Sunday, June 15, 2008

Nanotechnology research outpacing peer review?

Nanowerk quotes Drummond Rennie for the proposition that peer review determines "where", not whether, a paper will be published.

There is also the question: "who benefits from patents arising from the work (or rather: who will get to patent new discoveries?)"

Further, on patents, there is text:

Of course it is naive to believe that researchers are always interested or encouraged to publish a paper on their research findings as soon as they have something to report. In today's research environment, where military research grants (at least in the U.S.) and corporate funding and commercialization aspects play such an important role, it often is much more important for researchers and their universities to secure patent claims first (some background: "Growing nanotechnology problems: navigating the patent labyrinth"). And scientists working for companies or military research outfits often will forgo publication altogether for the sake of competitive advantage or military secrecy.

IPBiz notes that, in most cases, a US patent application IS PUBLISHED, so that seeking a patent does NOT mean that one is suppressing in the information. Quite the opposite is true. The information is disclosed WHETHER OR NOT a patent is issued.

The article concludes: If the underlying field of research is changing so fast that the traditional process of publishing the findings cannot keep pace, it appears to be only a question of time before the whole system will undergo a radical change.

See also Growing nanotechnology problems: navigating the patent labyrinth which includes the text:

Carbon nanotubes (CNTs) belong to the most exciting nanomaterials discovered so far and the buzz associated with them has to do with their amazing properties. Depending on their structure, they can be metals or semiconductors. They exhibit extraordinary mechanical properties, which make them extremely strong materials with good thermal conductivity. Their tensile strength is several times that of steel. These characteristics have generated strong interest in their possible use in reinforced composites, nanoelectronics, nanomechanical devices, circuits and computers. Single-wall nanotubes (SWNTs) are an intriguing variant of carbon nanotubes because they exhibit important electrical properties that are not shared by the multi-walled carbon nanotubes (MWNT). SWNTs are the most likely candidate for miniaturizing electronics toward the nanoscale.
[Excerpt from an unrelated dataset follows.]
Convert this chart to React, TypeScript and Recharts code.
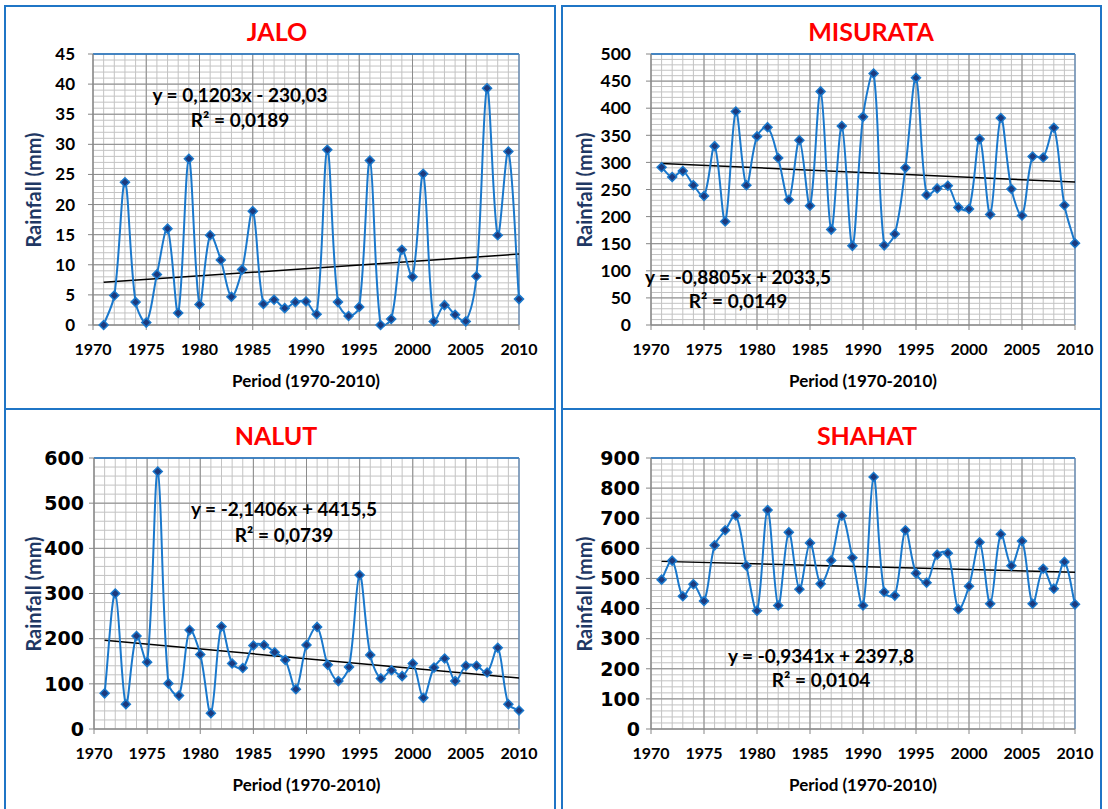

A recent legal paper identifies key patents claiming compositions of matter, methods of production, and products incorporating nanotubes. The authors summarize potential patent invalidity arguments that may be raised against certain patents in the field and explain how the patent landscape impacts the commercialization of nanotube-based products.

IPBiz was surprised to see the following paragraph on nanowerk:

Apart from the classic 1952 Radushkevich and Lukyanovich paper (O strukture ugleroda, obrazujucegosja pri termiceskom razlozenii okisi ugleroda na zeleznom kontakte), the earliest example of such "prior art" appeared in 1976, when researchers in France and Japan published an article entitled "Filamentous Growth of Carbon Through Benzene Decomposition", which described the creation of hollow tubes of carbon fibers. These tubes were made of "concentric sheets of carbon, set around the fibre axis, as the annual rings of a tree." The researchers describe the tube as "running parallel to the axis ... the diameter of which widely varies from about 20 Â to more than 500 Â." This could be used, for example, as prior art anticipating a multi-walled carbon nanotube. In fact, there are several other scientific publications prior to Ijima's 1991 Nature article that potentially could be used as "prior art" examples.

For starters, it ignores work by R.T.K. ("Terry") Baker on filamentary carbon done before 1976. Terry used controlled atmosphere electron microscopy [CAEM] to produce videos of filamentary carbon growing. Nanowerk ignored lots of other prior art too.